Laboratorio 1

Exercise 6

Light intensity map with a 2-D numpy array

Problem restatement

Given the side length N of a square room and the coordinates of several light-spots, compute the illumination intensity on every floor-tile.

Each spot adds a fixed 5 x 5 pattern centered on its own tile.

r-offset -2 -1 0 +1 +2
-2 0.2 0.2 0.2 0.2 0.2
-1 0.2 0.5 0.5 0.5 0.2
0 0.2 0.5 1.0 0.5 0.2
+1 0.2 0.5 0.5 0.5 0.2
+2 0.2 0.2 0.2 0.2 0.2

Intensity values from different spots add up.

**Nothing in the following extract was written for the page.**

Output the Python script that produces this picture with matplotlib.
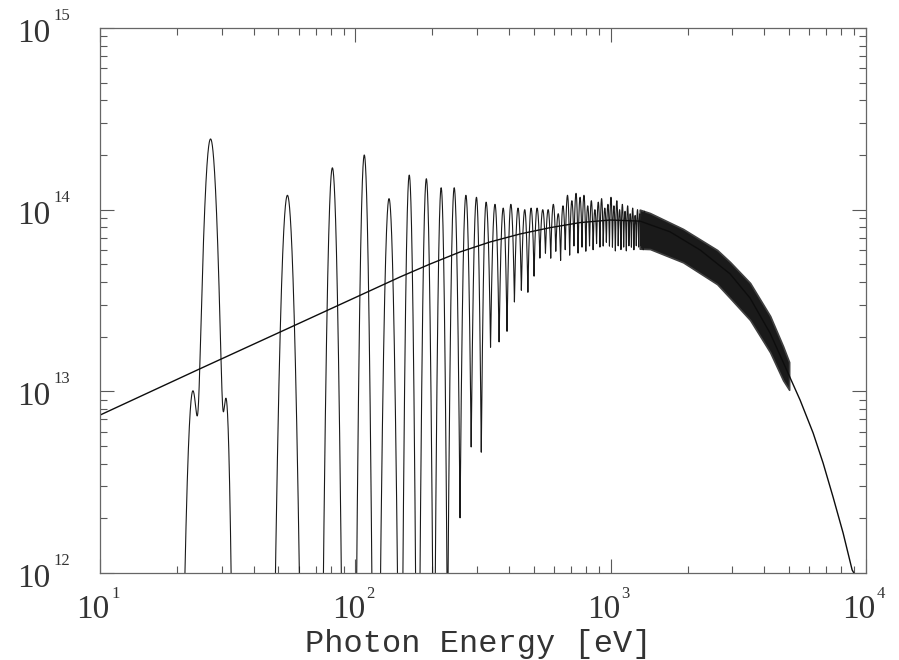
import numpy as np
import matplotlib
matplotlib.use("Agg")
import matplotlib.pyplot as plt
from matplotlib.ticker import LogLocator, NullFormatter

nan = np.nan

# undulator: fundamental photon energy [eV] and the harmonics drawn one by one
e_fund = 27.1
harmonics = np.arange(1, 53)

# peak flux of every harmonic
peak_flux = [2.45e14, 1.20e14, 1.70e14, 2.00e14, 1.15e14, 1.55e14, 1.48e14, 1.32e14, 1.32e14, 1.20e14,
             1.17e14, 1.10e14, 1.07e14, 1.02e14, 1.07e14, 1.02e14, 1.00e14, 1.02e14, 1.02e14, 1.00e14,
             1.00e14, 1.07e14, 9.5e13, 1.05e14, 1.20e14, 1.12e14, 1.23e14, 1.17e14, 1.20e14, 1.05e14,
             1.12e14, 1.00e14, 1.10e14, 1.15e14, 1.02e14, 1.07e14, 1.17e14, 1.05e14, 1.12e14, 1.00e14,
             1.07e14, 9.8e13, 1.05e14, 9.5e13, 1.02e14, 9.3e13, 1.00e14, 9.5e13, 9.1e13, 9.8e13,
             9.3e13, 8.9e13]

# minimum between harmonic n and n+1 (nan = falls below the axis)
trough_flux = [nan, nan, nan, nan, nan, nan, nan, nan, 2.0e12, 4.9e12,
               4.6e12, 1.74e13, 1.86e13, 2.14e13, 3.1e13, 3.6e13, 3.5e13, 4.3e13, 5.4e13, 5.75e13,
               5.4e13, 5.9e13, 5.25e13, 6.0e13, 5.6e13, 6.3e13, 5.75e13, 6.2e13, 5.9e13, 6.3e13,
               6.0e13, 6.5e13, 6.2e13, 6.3e13, 6.6e13, 6.3e13, 6.2e13, 5.9e13, 6.3e13, 6.0e13,
               6.2e13, 5.9e13, 6.3e13, 6.2e13, 6.0e13, 6.3e13, 6.2e13, 6.3e13, 6.0e13, 6.3e13,
               6.2e13, 6.3e13]

# lobe width in decades (flux down by 10x), used where there is no trough
lobe_width = [0.0368, 0.0325, 0.0235, 0.0196, 0.0231, 0.0168, 0.0168, 0.0157, 0.0165] + [0.0176] * 43

# side lobes of the fundamental
side_energy = [23.1, 31.2]
side_flux = [1.0e13, 8.7e12]
side_width = [0.031, 0.020]

# high-energy part of the undulator spectrum: envelope of the harmonics
band_energy = [1300, 1426, 1922, 2613, 2936, 3516, 4212, 4735, 5000]
band_upper = [1.0e14, 9.58e13, 7.83e13, 6.0e13, 5.15e13, 3.95e13, 2.6e13, 1.77e13, 1.45e13]
band_lower = [6.1e13, 6.07e13, 5.13e13, 3.89e13, 3.26e13, 2.47e13, 1.64e13, 1.15e13, 1.02e13]

# bending magnet (smooth) spectrum
sr_energy = [10, 24.6, 60.7, 149.6, 196.2, 257, 337, 442, 579, 759, 995, 1303, 1709, 2240,
             2936, 3516, 4212, 4735, 5520, 6207, 6792, 7430, 8135, 8824, 9311]
sr_flux = [7.4e12, 1.33e13, 2.38e13, 4.26e13, 5.02e13, 5.85e13, 6.64e13, 7.35e13, 7.96e13, 8.49e13,
           8.77e13, 8.65e13, 7.55e13, 6.0e13, 4.43e13, 3.26e13, 2.09e13, 1.45e13, 8.95e12, 5.9e12,
           4.03e12, 2.62e12, 1.66e12, 1.04e12, 9.1e11]


def harmonic_lines(log_e):
    xc = np.log10(harmonics * e_fund)
    lp = np.log10(peak_flux)
    lt = np.log10(trough_flux)
    out = np.full_like(log_e, -np.inf)
    n = len(xc)
    for i in range(n):
        # each half of a lobe is a parabola in log-log, meeting the trough half way
        if i > 0 and not np.isnan(lt[i - 1]):
            h = (xc[i] - xc[i - 1]) / 2
            cl = (lp[i] - lt[i - 1]) / h**2
        else:
            cl = 1 / lobe_width[i]**2
        if not np.isnan(lt[i]):
            j = min(i + 1, n - 1)
            h = (xc[j] - xc[j - 1]) / 2
            cr = (lp[i] - lt[i]) / h**2
        else:
            cr = 1 / lobe_width[i]**2
        dx = log_e - xc[i]
        c = np.where(dx < 0, cl, cr)
        out = np.maximum(out, lp[i] - c * dx**2)
    flux = 10**np.maximum(out, 8)
    for e, f, w in zip(side_energy, side_flux, side_width):
        dx = log_e - np.log10(e)
        flux = flux + f * 10**(-(dx / w)**2)
    return np.maximum(flux, 1e10)


fig = plt.figure(figsize=(8.99, 6.6), dpi=100)
ax = fig.add_axes([100 / 899, 87 / 660, 766 / 899, 545 / 660])

energy = np.logspace(1, np.log10(1420), 40000)
ax.fill_between(band_energy, band_lower, band_upper, color="0.1", lw=1.2, edgecolor="0.25")
ax.plot(energy, harmonic_lines(np.log10(energy)), color="0.1", lw=0.8)
ax.plot(sr_energy, sr_flux, color="0.05", lw=1.0)

ax.set_xscale("log")
ax.set_yscale("log")
ax.set_xlim(10, 1e4)
ax.set_ylim(1e12, 1e15)

for axis in (ax.xaxis, ax.yaxis):
    axis.set_major_locator(LogLocator(base=10, numticks=10))
    axis.set_minor_locator(LogLocator(base=10, subs=np.arange(2, 10), numticks=10))
    axis.set_minor_formatter(NullFormatter())
ax.tick_params(which="both", direction="in", top=True, right=True, color="0.35", width=0.8,
               labelbottom=False, labelleft=False)
ax.tick_params(which="major", length=10)
ax.tick_params(which="minor", length=5)
for s in ax.spines.values():
    s.set_color("0.4")
    s.set_linewidth(0.9)

serif = "Liberation Serif"
# tick labels drawn as "10" with a small exponent
for p in range(1, 5):
    ax.annotate("10", xy=(10**p, 0), xycoords=ax.get_xaxis_transform(), xytext=(-7, -45),
                textcoords="offset pixels", ha="center", va="baseline", fontsize=24, family=serif,
                color="0.2", annotation_clip=False)
    ax.annotate(str(p), xy=(10**p, 0), xycoords=ax.get_xaxis_transform(), xytext=(11, -25),
                textcoords="offset pixels", ha="left", va="baseline", fontsize=12, family=serif,
                color="0.2", annotation_clip=False)
for p in range(12, 16):
    ax.annotate("10", xy=(0, 10**p), xycoords=ax.get_yaxis_transform(), xytext=(-50, -14),
                textcoords="offset pixels", ha="right", va="baseline", fontsize=24, family=serif,
                color="0.2", annotation_clip=False)
    ax.annotate(str(p), xy=(0, 10**p), xycoords=ax.get_yaxis_transform(), xytext=(-47, 8),
                textcoords="offset pixels", ha="left", va="baseline", fontsize=12, family=serif,
                color="0.2", annotation_clip=False)

fig.text(478.5 / 899, 8 / 660, "Photon Energy [eV]", ha="center", va="baseline",
         fontsize=23, family="Liberation Mono", color="0.2")

fig.savefig("out.png", dpi=100)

Edge tiles receive only the portion of the kernel that lies inside the room.

Methodological rationale

Step-by-step resolution

import numpy as np

def load_spot_file(path: str):
	"""Read N and a list of (row, col) integer pairs from text file."""
	with open(path, 'r') as f:
		# Read the first line separately to get N
		N = int(f.readline().strip())
		# Read the rest of the file for coordinates
		coords = np.loadtxt(f, dtype=int)
	return N, coords
	
# 5 x 5 kernel (centre at index [2,2])
KERNEL = np.array([[0.2, 0.2, 0.2, 0.2, 0.2],
				   [0.2, 0.5, 0.5, 0.5, 0.2],
				   [0.2, 0.5, 1.0, 0.5, 0.2],
				   [0.2, 0.5, 0.5, 0.5, 0.2],
				   [0.2, 0.2, 0.2, 0.2, 0.2]], dtype=float)
									 
def light_map(N, spots):
	room = np.zeros((N, N), dtype=float)
	
	for r, c in spots:
		# boundaries of the full 5x5 kernel centred at (r,c)
		r0, r1 = r - 2, r + 3 # Python slices are half-open
		c0, c1 = c - 2, c + 3
		
		# clip to room borders
		rs, re = max(r0, 0), min(r1, N)
		cs, ce = max(c0, 0), min(c1, N)
		
		# corresponding indices inside the kernel
		ks = rs - r0
		ke = re - r0
		ls = cs - c0
		le = ce - c0
		
		room[rs:re, cs:ce] += KERNEL[ks:ke, ls:le]
		
	return room
	
def print_map(M):
	"""Pretty-print with one decimal digit"""
	for row in M:
		print(" ".join(f"{v:0.1f}" for v in row))
		
# Example
N, coords = load_spot_file("spotlights.txt")
print_map(light_map(N, coords))

Explanation of key points

  1. Kernel super-position - the update room[slice] += KERNELE[subkernel] is a single vectorised operation; no Python loops over individual tiles.
  2. Edge-aware slicing - clipping indices ensures we never reference outside the array. The matching slice on the kernel is obtained by the same offsets.
  3. Complexity - Let S be the number of spotlights. Each update touches at most 25 elements, so the overall algorithm is O(S) and memory O(N²).